- **DATA SUPPLIED**:
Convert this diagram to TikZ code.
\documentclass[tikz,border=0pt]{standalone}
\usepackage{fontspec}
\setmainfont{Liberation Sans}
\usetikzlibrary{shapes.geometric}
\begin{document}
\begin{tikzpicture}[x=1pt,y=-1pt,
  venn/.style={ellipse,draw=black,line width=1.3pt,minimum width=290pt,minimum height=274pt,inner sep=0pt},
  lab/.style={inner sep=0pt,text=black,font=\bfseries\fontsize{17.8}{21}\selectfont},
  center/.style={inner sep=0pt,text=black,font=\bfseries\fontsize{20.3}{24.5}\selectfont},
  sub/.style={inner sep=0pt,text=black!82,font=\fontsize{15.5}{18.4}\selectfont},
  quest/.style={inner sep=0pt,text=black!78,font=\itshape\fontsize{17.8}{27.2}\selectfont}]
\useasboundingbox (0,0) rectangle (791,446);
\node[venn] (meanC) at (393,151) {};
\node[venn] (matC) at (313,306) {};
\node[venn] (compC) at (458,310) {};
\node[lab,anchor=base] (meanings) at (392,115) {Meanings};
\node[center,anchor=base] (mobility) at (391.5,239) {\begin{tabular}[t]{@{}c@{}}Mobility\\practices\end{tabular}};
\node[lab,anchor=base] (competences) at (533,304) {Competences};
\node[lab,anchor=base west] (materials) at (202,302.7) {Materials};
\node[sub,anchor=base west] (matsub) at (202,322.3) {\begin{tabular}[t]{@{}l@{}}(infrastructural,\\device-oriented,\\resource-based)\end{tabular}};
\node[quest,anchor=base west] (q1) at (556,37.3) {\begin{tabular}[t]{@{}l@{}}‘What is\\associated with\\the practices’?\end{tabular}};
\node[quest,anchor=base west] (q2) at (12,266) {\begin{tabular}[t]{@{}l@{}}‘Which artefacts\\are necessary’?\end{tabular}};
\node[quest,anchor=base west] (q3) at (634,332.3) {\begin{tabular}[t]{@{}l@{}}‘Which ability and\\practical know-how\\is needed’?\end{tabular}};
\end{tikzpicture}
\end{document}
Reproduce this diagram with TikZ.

- **AIM**:
Every line above needs to be retyped exactly.

- **FINISHED TASK**:
Convert this diagram to TikZ code.
\documentclass[tikz,border=0pt]{standalone}
\usepackage{fontspec}
\setmainfont{Liberation Sans}
\usetikzlibrary{shapes.geometric}
\begin{document}
\begin{tikzpicture}[x=1pt,y=-1pt,
  venn/.style={ellipse,draw=black,line width=1.3pt,minimum width=290pt,minimum height=274pt,inner sep=0pt},
  lab/.style={inner sep=0pt,text=black,font=\bfseries\fontsize{17.8}{21}\selectfont},
  center/.style={inner sep=0pt,text=black,font=\bfseries\fontsize{20.3}{24.5}\selectfont},
  sub/.style={inner sep=0pt,text=black!82,font=\fontsize{15.5}{18.4}\selectfont},
  quest/.style={inner sep=0pt,text=black!78,font=\itshape\fontsize{17.8}{27.2}\selectfont}]
\useasboundingbox (0,0) rectangle (791,446);
\node[venn] (meanC) at (393,151) {};
\node[venn] (matC) at (313,306) {};
\node[venn] (compC) at (458,310) {};
\node[lab,anchor=base] (meanings) at (392,115) {Meanings};
\node[center,anchor=base] (mobility) at (391.5,239) {\begin{tabular}[t]{@{}c@{}}Mobility\\practices\end{tabular}};
\node[lab,anchor=base] (competences) at (533,304) {Competences};
\node[lab,anchor=base west] (materials) at (202,302.7) {Materials};
\node[sub,anchor=base west] (matsub) at (202,322.3) {\begin{tabular}[t]{@{}l@{}}(infrastructural,\\device-oriented,\\resource-based)\end{tabular}};
\node[quest,anchor=base west] (q1) at (556,37.3) {\begin{tabular}[t]{@{}l@{}}‘What is\\associated with\\the practices’?\end{tabular}};
\node[quest,anchor=base west] (q2) at (12,266) {\begin{tabular}[t]{@{}l@{}}‘Which artefacts\\are necessary’?\end{tabular}};
\node[quest,anchor=base west] (q3) at (634,332.3) {\begin{tabular}[t]{@{}l@{}}‘Which ability and\\practical know-how\\is needed’?\end{tabular}};
\end{tikzpicture}
\end{document}
Reproduce this diagram with TikZ.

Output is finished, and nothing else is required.